Before submitting your idea, you must agree to the following terms and conditions:
By using this invention submission form and website, you (“you”) agree to be bound by the terms of the Milescraft Non-Disclosure Agreement ("Agreement") listed below. Before you submit any invention information, you must read and accept this Agreement. The Agreement is effective upon acceptance for new users and terms and conditions may be updated from time to time without notice to user.
You hereby acknowledge:
Milescraft, Inc. (the “Company”) has found certain precautions necessary in accepting disclosures submitted to it. Its employees have many ideas of their own for the improvement of the Company’s products and the development of new products, some of which may be similar to your own. To prevent any misunderstanding as to what the rights and obligations of the inventor and the Company are, the Company’s policies as to considering inventions are set forth below.
The Company cannot agree to hold your disclosure in confidence because it must disclose the invention to various employees and sometimes even to external parties, such as its external patent attorneys, to determine its value to the company. It is understood, therefore, that no confidential relationship or agreement to compensate is entered into by reason of the fact that the Company is considering your disclosure.
You represent that you have the unrestricted right to submit your idea to the Company for review and your idea neither includes nor infringes upon any third party intellectual property rights.
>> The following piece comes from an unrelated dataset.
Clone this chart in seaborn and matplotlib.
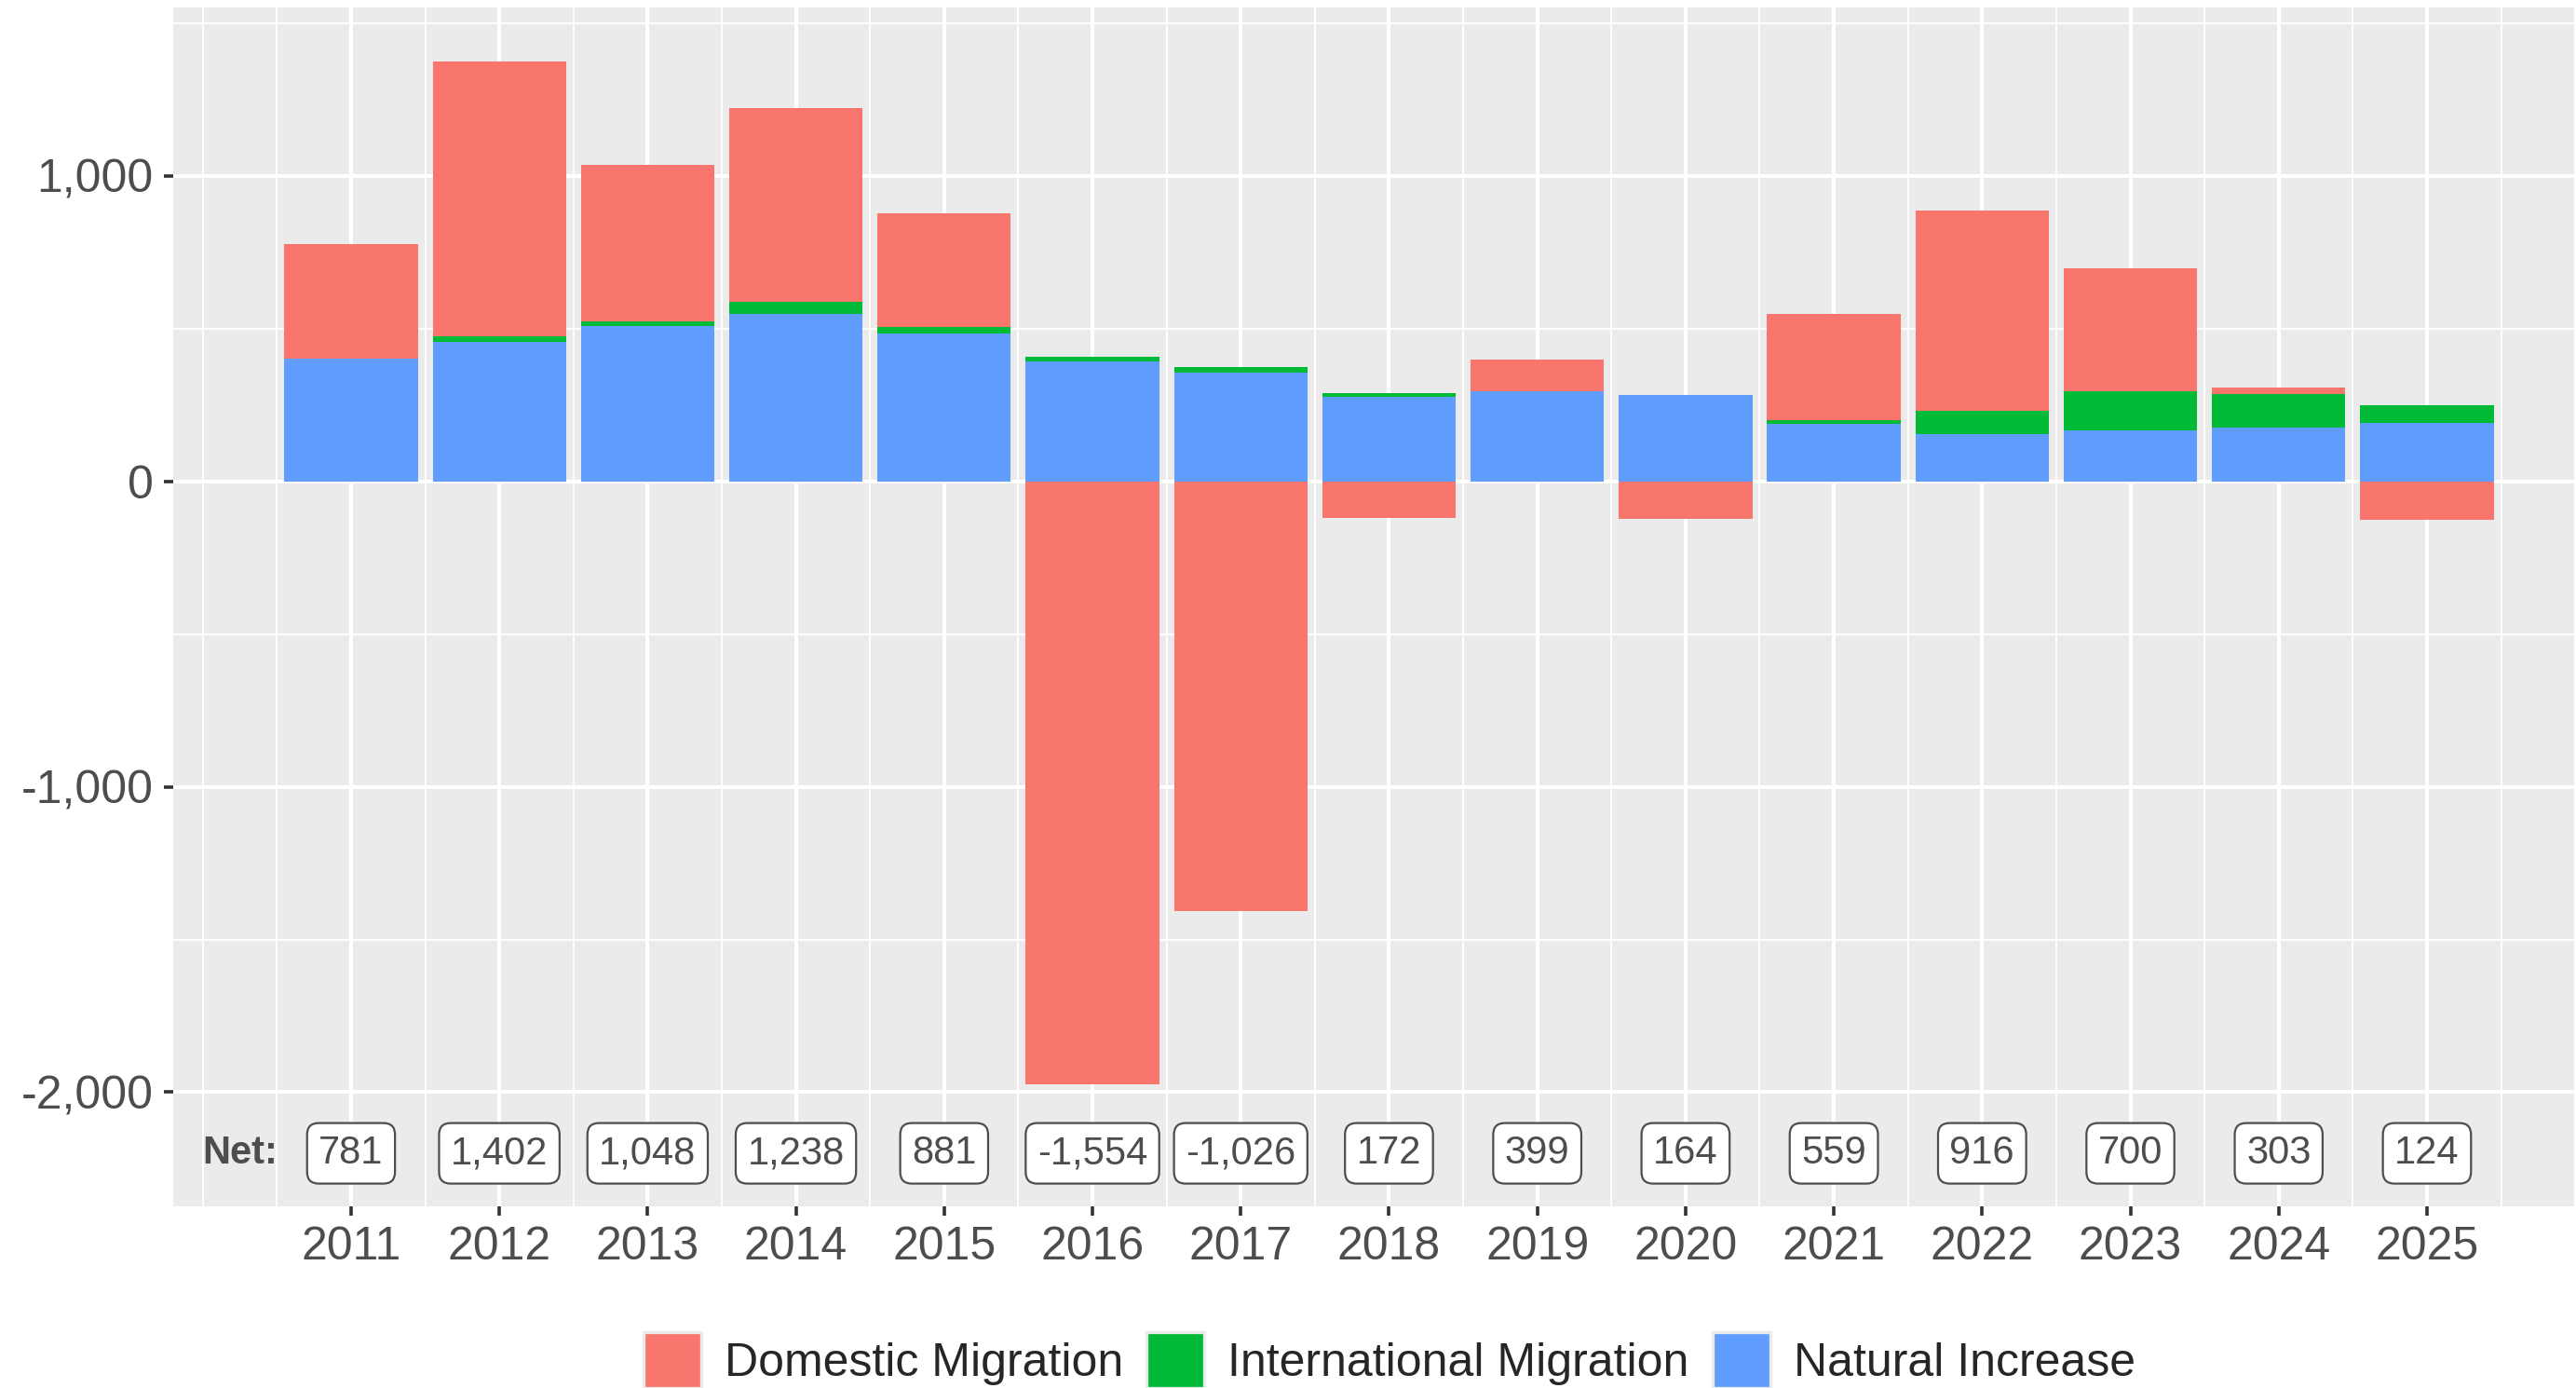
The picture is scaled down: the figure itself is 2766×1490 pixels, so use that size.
"""
Stacked components of population change by year, with net labels.
"""

import matplotlib

matplotlib.use("Agg")
import matplotlib.pyplot as plt
from matplotlib.patches import Patch
from matplotlib.ticker import FuncFormatter
import numpy as np
import pandas as pd
import seaborn as sns

years = list(range(2011, 2026))
natural = [402, 457, 508, 548, 485, 391, 356, 277, 296, 283, 189, 155, 168, 176, 191]
international = [0, 18, 15, 38, 20, 18, 18, 12, 0, 0, 10, 76, 126, 111, 58]
domestic = [376, 900, 512, 637, 371, -1973, -1408, -119, 101, -122, 349, 655, 403, 19, -127]
net = [781, 1402, 1048, 1238, 881, -1554, -1026, 172, 399, 164, 559, 916, 700, 303, 124]

components = ["Domestic Migration", "International Migration", "Natural Increase"]
colors = {"Domestic Migration": "#F8766D",
          "International Migration": "#00BA38",
          "Natural Increase": "#619CFF"}

# build long table with stacking offsets (ggplot-style: negatives stack separately)
rows = []
pos_base = np.zeros(len(years))
neg_base = np.zeros(len(years))
for comp, vals in [("Natural Increase", natural),
                   ("International Migration", international),
                   ("Domestic Migration", domestic)]:
    for i, (yr, v) in enumerate(zip(years, vals)):
        if v >= 0:
            rows.append((yr, comp, v, pos_base[i]))
            pos_base[i] += v
        else:
            rows.append((yr, comp, v, neg_base[i]))
            neg_base[i] += v
df = pd.DataFrame(rows, columns=["year", "component", "value", "bottom"])

sns.set_style("darkgrid", {"axes.facecolor": "#EBEBEB", "grid.color": "white"})
plt.rcParams["font.family"] = ["Liberation Sans", "DejaVu Sans"]

fig = plt.figure(figsize=(13.83, 7.45), dpi=200)
ax = fig.add_axes([0.0672, 0.131, 0.9325, 0.8636])

for comp in ["Natural Increase", "International Migration", "Domestic Migration"]:
    sub = df[df["component"] == comp].sort_values("year")
    sns.barplot(data=sub, x="year", y="value", bottom=sub["bottom"].values,
                native_scale=True, color=colors[comp], width=0.9,
                errorbar=None, linewidth=0, saturation=1, ax=ax)

# net labels
ax.text(2010.25, -2200, "Net:", ha="center", va="center", fontsize=15,
        fontweight="bold", color="#4D4D4D")
for yr, n in zip(years, net):
    ax.text(yr, -2200, f"{n:,}", ha="center", va="center", fontsize=15,
            color="#4D4D4D",
            bbox=dict(boxstyle="round,pad=0.3,rounding_size=0.3",
                      facecolor="white", edgecolor="#4D4D4D", linewidth=0.8))

ax.set_xlim(2009.8, 2026.0)
ax.set_ylim(-2373, 1551)
ax.set_xticks(years)
ax.set_xticklabels([str(y) for y in years])
minor_x = [x for x in np.arange(2010, 2026.01, 0.5) if x not in years]
ax.set_xticks(minor_x, minor=True)
ax.set_yticks([-2000, -1000, 0, 1000])
ax.set_yticks([-1500, -500, 500, 1500], minor=True)
ax.yaxis.set_major_formatter(FuncFormatter(lambda v, p: f"{v:,.0f}"))

ax.grid(which="major", color="white", linewidth=1.45)
ax.grid(which="minor", color="white", linewidth=0.7)
ax.set_axisbelow(True)
for s in ax.spines.values():
    s.set_visible(False)

ax.tick_params(axis="both", which="major", labelsize=18, labelcolor="#4D4D4D",
               color="#333333", length=3.6, width=1.3, direction="out")
ax.tick_params(axis="y", which="major", pad=4, left=True)
ax.tick_params(axis="x", which="major", pad=4, bottom=True)
ax.tick_params(which="minor", length=0)
ax.set_xlabel("")
ax.set_ylabel("")

handles = [Patch(facecolor=colors[c], edgecolor="#EBEBEB", linewidth=1.2, label=c)
           for c in components]
fig.legend(handles=handles, loc="center", bbox_to_anchor=(0.5394, 0.0201), ncol=3,
           frameon=False, fontsize=18, handlelength=1.24, handleheight=1.46,
           handletextpad=0.5, columnspacing=0.5)

fig.savefig("out.png", dpi=200)
plt.close(fig)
Should your right be challenged by anyone else at any time during our review, you will notify the Company promptly of any challenge to that right. You also represent that your submission has not been solicited by the Company, that this Agreement is not inconsistent with any other agreement you have entered into, and that you are of legal age and otherwise competent to enter into this agreement.
A full written disclosure, preferably the patent application drawing and specifications, or if there are none, a sketch or drawing (which can be a rough one, provided it illustrates the invention so one skilled in the art can understand it), must be furnished to the Company, so that the Company can tell whether it will be interested in your invention.
The Company is not under any obligation to reveal to you information of its own in the general or specified field to which the disclosure relates.
The Company wishes you to be satisfied that your interests are fully safeguarded. If an application for a U.S. Patent has not been filed, you should have the copy of your drawings that you retain signed, dated and witnessed.
Any disclosure to the Company is made with the understanding that the Company assumes no obligation to do more than consider the disclosure and to indicate whether or not the Company is interested. It is understood that you rely only on your rights under the patent laws.
The Company receives no rights hereby, or as a result of considering this disclosure, under any patent rights you now have or may acquire to the subject matter of the disclosure.
Each party waives its rights to a jury trial in any resulting litigation.
This Agreement is governed by the laws of the State of Illinois and the intellectual property laws of the United States.
The foregoing applies to any additional or supplemental disclosure relating to the same subject matter.